Este quarto Domingo da Quaresma é também chamado “Domingo da Alegria” (Letarae), por isso rezamos na coleta desta missa: “concedei ao povo cristão correr ao encontro das festas que se aproximam cheio de fervor e exultando de fé”. O evangelho de hoje nos apresenta a razão fundamental da alegria do cristão, enraizada e alimentada na contemplação da maior prova de amor do Pai pela humanidade: “Pois Deus amou tanto o mundo que deu o seu Filho unigênito, para que não morra todo o que nele crer, mas tenha a vida eterna”. E esta prova tem um sinal visível, imprescindível e irrefutável: “É necessário que o Filho do homem seja levantado”, isto é, o Cristo crucificado: “loucura para os pagãos, escândalo para os judeus” (1Cor 1,23).
Olhar para o Crucificado, reconhecendo-O vitorioso só é possível para quem crê que Ele ressuscitou. Portanto, recusar contemplar o Cristo crucificado, apelando para a justificativa de que já ressuscitou, é privar-se da experiência que leva a compreender o que significa amar até os extremos. Afirmar simplesmente que alguém ressuscitou não evidencia inequivocamente a causa da sua morte, mas proclamar a sua morte de cruz por amor é a única razão para não duvidar da sua ressurreição, pois um amor que aceita sofrer pelo amado até morrer é tão indestrutível que permanecer na morte seria um terrível sinal de que não era verdadeiro amor, pois o amor é eterno, não morre para sempre. E quem crê nesse amor “não é condenado, passou da morte para a vida”. 
A loucura e o escândalo da cruz, ao longo da história do cristianismo, têm provocado muitas resistências, inclusive entre os cristãos, dentre os quais, como o próprio Paulo denuncia, “há muitos... que são inimigos da Cruz de Cristo”. A dificuldade de reconhecer a cruz como sinal de vitória e pensar que o Cristo é vitorioso só com a sua ressurreição é uma das mais sutis heresias presentes em todos os tempos, inclusive no nosso, pois não pode haver um Cristo de dupla personalidade, esquizofrênico, cuja vida e morte culminam num falimento do qual a cruz é sinal, e, por outro lado, um Cristo ressuscitado, representado muitas vezes como o superman “voador”, sem cruz ou no máximo sobreposto a uma, mas dando impressão (“sob efeitos especiais”) que está escapando dela.
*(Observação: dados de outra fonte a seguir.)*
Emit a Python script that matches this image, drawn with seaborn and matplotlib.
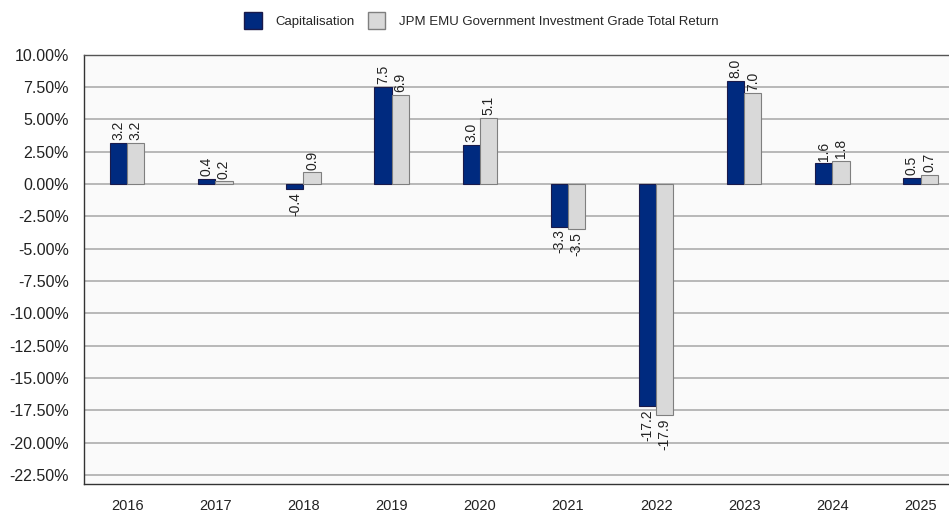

O Cristo é um só e, portanto, na linguagem simbólico-litúrgica, tão necessária e cara à experiência humana, o Cristo crucificado não nega a sua ressurreição, mas evidencia o ato mais sublime da sua entrega: “Não há maior prova de amor do que dá a vida pelo amigo” (Jo 15,13). Na cruz, o Pai dá a sua maior prova de amor por nós, na ressurreição, o Pai confirma o seu eterno amor pelo Filho.
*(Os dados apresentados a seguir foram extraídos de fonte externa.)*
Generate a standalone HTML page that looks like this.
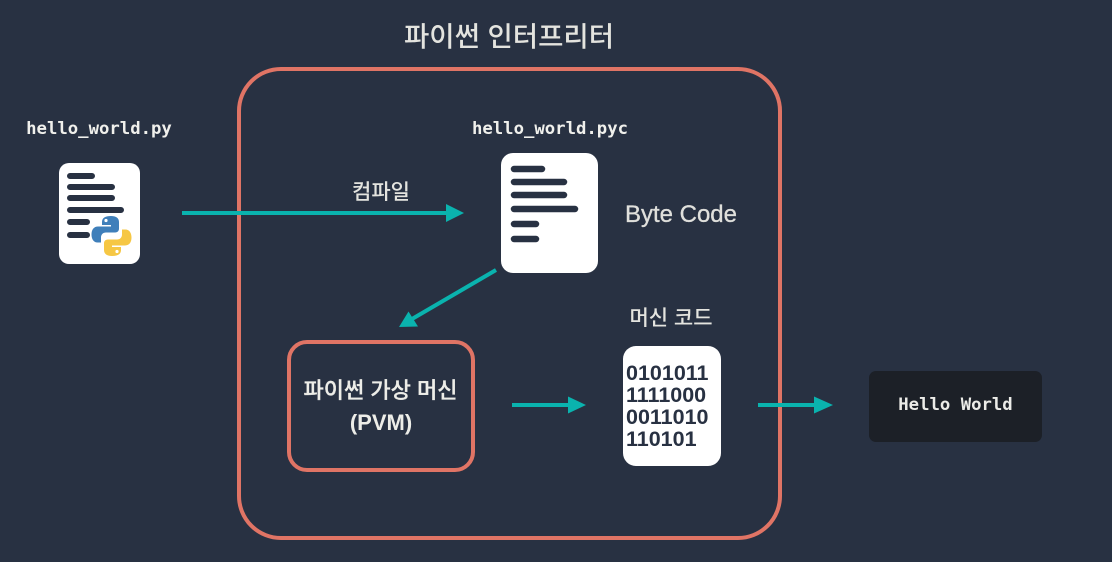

A cruz de Cristo não serve para fazer memória de um fracassado ou de alguém que fora derrotado, mas é a grande e inconfundível prova de que o amor venceu o ódio, a dor e a morte. Para podermos proclamar a ressurreição do Crucificado é necessário erguer a sua cruz vitoriosa: “para que todos os que nele crerem tenham a vida eterna”. Por conseguinte, abaixar a cruz ou mesmo retirá-la de diante de nós, sobretudo quando celebramos o mistério pascal, é a mais perigosa e ameaçadora investida contra a autêntica evangelização, é esvaziar o anúncio do evangelho, tornando-o apenas um recurso à sabedoria humana, adequando o nosso discurso às expectativas prazerosas dos ouvintes. Encobrir o sinal que nos dá a lucidez de que a Eucaristia é memorial do sacrifício redentor do Cordeiro Vitorioso (cf. 1Cor 1,17s) é transformar o altar em palco, onde artistas talentosos fazem a sua performance, atraem multidões, garantem o espetáculo e as palmas. Mas foi justamente isso que Jesus recusou, pois aqueles que estavam no calvário pediam um show: “Desce da cruz!”, “Salva-te a ti mesmo!”. Por isso, não combina muito ostentar uma cruz como pano de fundo de um palco, fica difícil fazer malabarismos, acrobacia e rebolados olhando para alguém pregado numa cruz, ou mesmo ter que dividir a cena com algo que denuncie nossas loucuras e delírios. Mais uma vez, Paulo enfrenta essa tentação quando denuncia aos gálatas: “Ó gálatas insensatos, quem vos fascinou, a vós ante cujos olhos foi desenhada a imagem de Jesus Cristo crucificado?” (Gl 3,1s). A insensatez dos que buscam a glória e a vitória (do ressuscitado) rejeitando o sinal inconfundível da luta e da batalha (do crucificado) configura a expressão mais alienada de quem se diz cristão, pois rejeitam a luz que vem da cruz: “os homens preferiram as trevas à luz”. No paradoxo da sombra da cruz e da luz do crucificado, nossas obras serão denunciadas. Não tenhamos medo de aproximar-nos da cruz, só assim as nossas obras manifestarão se são ou não realizadas em Deus. Pois “o céu ou esfera divina situa-se na cruz, onde o Pai está presente em Jesus e manifesta o seu amor. Daí que ser levantado signifique ao mesmo tempo sua morte e sua exaltação definitiva, a manifestação perene de sua glória, que é a do Pai” (17,1). Na cruz não falta nada, e por que resistimos tanto à sua presença entre nós?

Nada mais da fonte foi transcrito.